## Start
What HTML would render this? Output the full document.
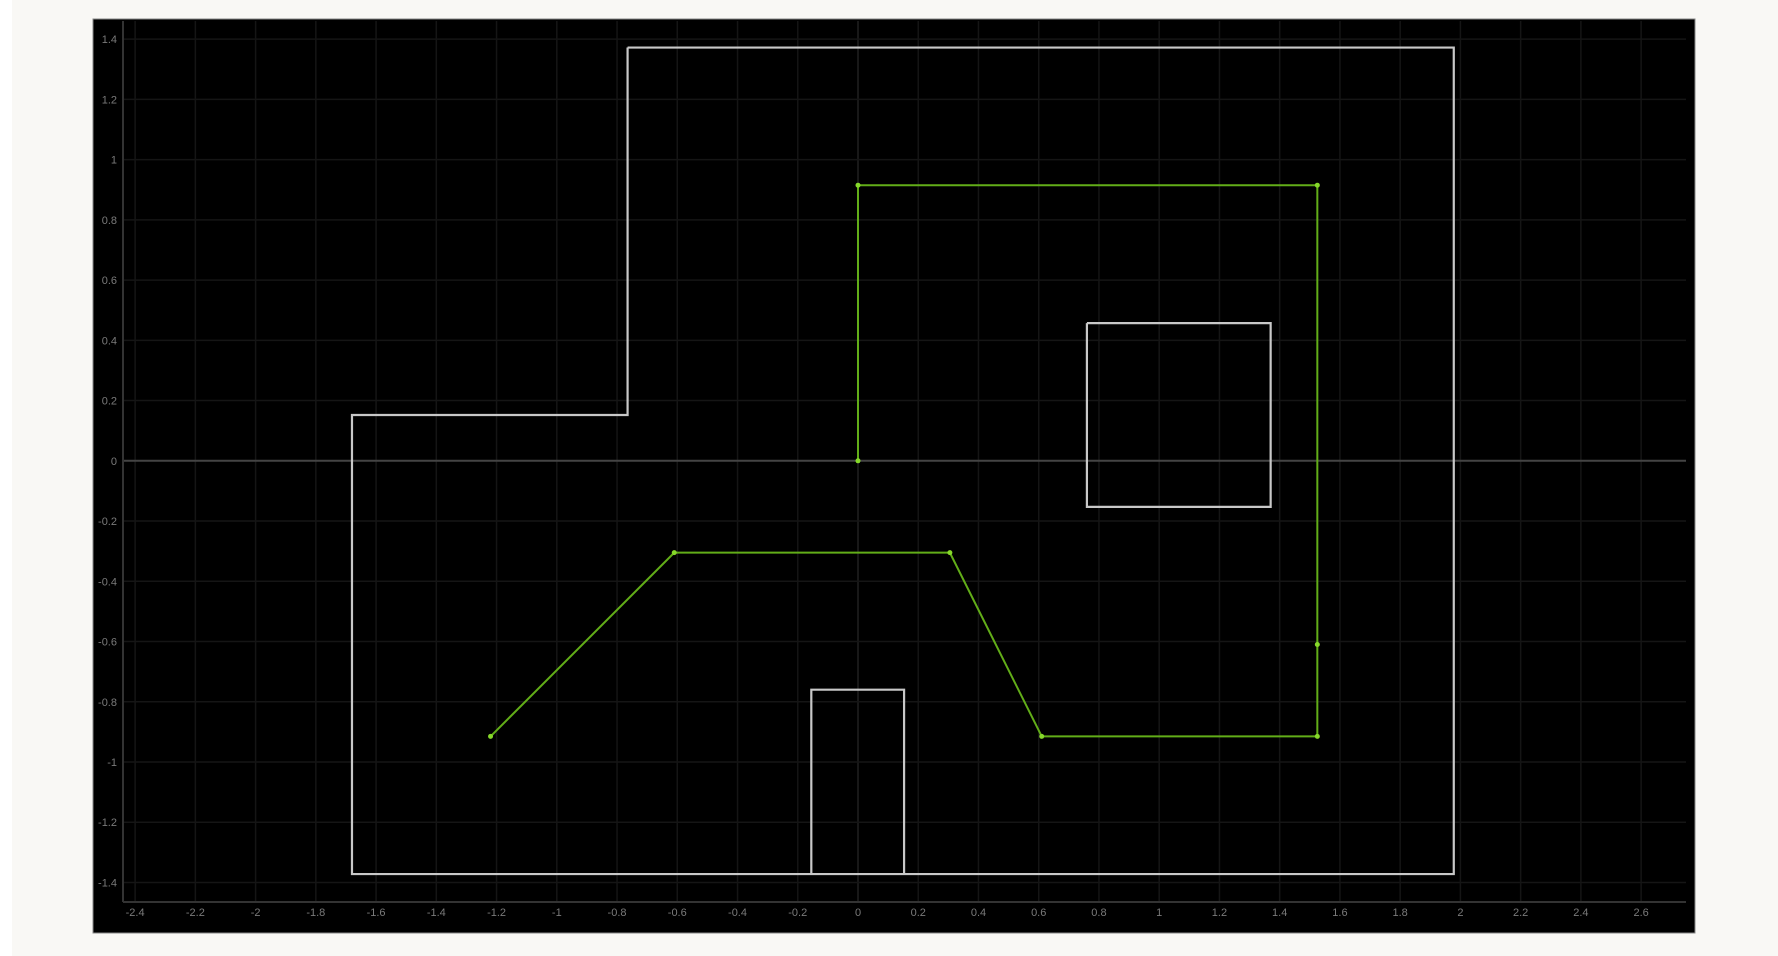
<!DOCTYPE html>
<html><head><meta charset="utf-8"><style>
html,body{margin:0;padding:0;background:#f9f8f5;width:1778px;height:956px;overflow:hidden}
svg{position:absolute;left:0;top:0}
text{font-family:"Liberation Sans",sans-serif;font-size:11px;fill:#7a7a7a}
</style></head><body>
<div style="position:absolute;left:0;top:0;width:12px;height:956px;background:#fff"></div>
<svg id="c" width="1778" height="956"></svg>
<script>
const xTicks=[-2.4,-2.2,-2,-1.8,-1.6,-1.4,-1.2,-1,-0.8,-0.6,-0.4,-0.2,0,0.2,0.4,0.6,0.8,1,1.2,1.4,1.6,1.8,2,2.2,2.4,2.6];
const yTicks=[1.4,1.2,1,0.8,0.6,0.4,0.2,0,-0.2,-0.4,-0.6,-0.8,-1,-1.2,-1.4];
const wallX=[-0.765,1.978,1.978,-1.68,-1.68,-0.765,-0.765];
const wallY=[1.372,1.372,-1.372,-1.372,0.152,0.152,1.372];
const boxX=[0.76,1.37,1.37,0.76,0.76];
const boxY=[0.457,0.457,-0.153,-0.153,0.457];
const doorX=[-0.155,-0.155,0.153,0.153];
const doorY=[-1.372,-0.76,-0.76,-1.372];
const pathX=[-1.22,-0.61,0.305,0.61,1.525,1.525,1.525,0,0];
const pathY=[-0.915,-0.305,-0.305,-0.915,-0.915,-0.61,0.915,0.915,0];
const NS='http://www.w3.org/2000/svg';
const svg=document.getElementById('c');
const sx=v=>858+v*301.2, sy=v=>460.8-v*301.2;
function el(t,a,p){const e=document.createElementNS(NS,t);for(const k in a)e.setAttribute(k,a[k]);(p||svg).appendChild(e);return e;}
const bg=el('rect',{x:93,y:19,width:1602,height:914,fill:'#000',stroke:'#888','stroke-width':1});


xTicks.forEach(v=>{
  const l=el('line',{x1:sx(v),x2:sx(v),y1:21,y2:902,stroke:v===0?'#202020':'#151515','stroke-width':1.5});
  
  
  const t=el('text',{x:sx(v),y:916,'text-anchor':'middle'});t.textContent=v;
  
  
});
yTicks.forEach(v=>{
  const l=el('line',{x1:123,x2:1686,y1:sy(v),y2:sy(v),stroke:v===0?'#444':'#151515','stroke-width':v===0?2:1.5});
  
  
  const t=el('text',{x:117,y:sy(v)+4,'text-anchor':'end'});t.textContent=v;
  
  
});
const ya=el('line',{x1:123,x2:123,y1:21,y2:902,stroke:'#333','stroke-width':2});


const xa=el('line',{x1:123,x2:1686,y1:902,y2:902,stroke:'#333','stroke-width':2});


function poly(X,Y,col,w,name){
  const p=el('polyline',{points:X.map((x,i)=>sx(x)+','+sy(Y[i])).join(' '),fill:'none',stroke:col,'stroke-width':w});
  
  
}
poly(wallX,wallY,'#c8c8c8',2.2,'room-wall');
poly(boxX,boxY,'#c8c8c8',2.2,'obstacle-box');
poly(doorX,doorY,'#c8c8c8',2.2,'door');
poly(pathX,pathY,'#62ad18',2,'robot-path');
pathX.forEach((x,i)=>{
  const c=el('circle',{cx:sx(x),cy:sy(pathY[i]),r:2.5,fill:'#86d82a'});
  
  
});
</script>
</body></html>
## End
Directive: Transcribe the preceding listing in its entirety and with exact wording, leaving out pictures.

Complete response:
What HTML would render this? Output the full document.
<!DOCTYPE html>
<html><head><meta charset="utf-8"><style>
html,body{margin:0;padding:0;background:#f9f8f5;width:1778px;height:956px;overflow:hidden}
svg{position:absolute;left:0;top:0}
text{font-family:"Liberation Sans",sans-serif;font-size:11px;fill:#7a7a7a}
</style></head><body>
<div style="position:absolute;left:0;top:0;width:12px;height:956px;background:#fff"></div>
<svg id="c" width="1778" height="956"></svg>
<script>
const xTicks=[-2.4,-2.2,-2,-1.8,-1.6,-1.4,-1.2,-1,-0.8,-0.6,-0.4,-0.2,0,0.2,0.4,0.6,0.8,1,1.2,1.4,1.6,1.8,2,2.2,2.4,2.6];
const yTicks=[1.4,1.2,1,0.8,0.6,0.4,0.2,0,-0.2,-0.4,-0.6,-0.8,-1,-1.2,-1.4];
const wallX=[-0.765,1.978,1.978,-1.68,-1.68,-0.765,-0.765];
const wallY=[1.372,1.372,-1.372,-1.372,0.152,0.152,1.372];
const boxX=[0.76,1.37,1.37,0.76,0.76];
const boxY=[0.457,0.457,-0.153,-0.153,0.457];
const doorX=[-0.155,-0.155,0.153,0.153];
const doorY=[-1.372,-0.76,-0.76,-1.372];
const pathX=[-1.22,-0.61,0.305,0.61,1.525,1.525,1.525,0,0];
const pathY=[-0.915,-0.305,-0.305,-0.915,-0.915,-0.61,0.915,0.915,0];
const NS='http://www.w3.org/2000/svg';
const svg=document.getElementById('c');
const sx=v=>858+v*301.2, sy=v=>460.8-v*301.2;
function el(t,a,p){const e=document.createElementNS(NS,t);for(const k in a)e.setAttribute(k,a[k]);(p||svg).appendChild(e);return e;}
const bg=el('rect',{x:93,y:19,width:1602,height:914,fill:'#000',stroke:'#888','stroke-width':1});


xTicks.forEach(v=>{
  const l=el('line',{x1:sx(v),x2:sx(v),y1:21,y2:902,stroke:v===0?'#202020':'#151515','stroke-width':1.5});
  
  
  const t=el('text',{x:sx(v),y:916,'text-anchor':'middle'});t.textContent=v;
  
  
});
yTicks.forEach(v=>{
  const l=el('line',{x1:123,x2:1686,y1:sy(v),y2:sy(v),stroke:v===0?'#444':'#151515','stroke-width':v===0?2:1.5});
  
  
  const t=el('text',{x:117,y:sy(v)+4,'text-anchor':'end'});t.textContent=v;
  
  
});
const ya=el('line',{x1:123,x2:123,y1:21,y2:902,stroke:'#333','stroke-width':2});


const xa=el('line',{x1:123,x2:1686,y1:902,y2:902,stroke:'#333','stroke-width':2});


function poly(X,Y,col,w,name){
  const p=el('polyline',{points:X.map((x,i)=>sx(x)+','+sy(Y[i])).join(' '),fill:'none',stroke:col,'stroke-width':w});
  
  
}
poly(wallX,wallY,'#c8c8c8',2.2,'room-wall');
poly(boxX,boxY,'#c8c8c8',2.2,'obstacle-box');
poly(doorX,doorY,'#c8c8c8',2.2,'door');
poly(pathX,pathY,'#62ad18',2,'robot-path');
pathX.forEach((x,i)=>{
  const c=el('circle',{cx:sx(x),cy:sy(pathY[i]),r:2.5,fill:'#86d82a'});
  
  
});
</script>
</body></html>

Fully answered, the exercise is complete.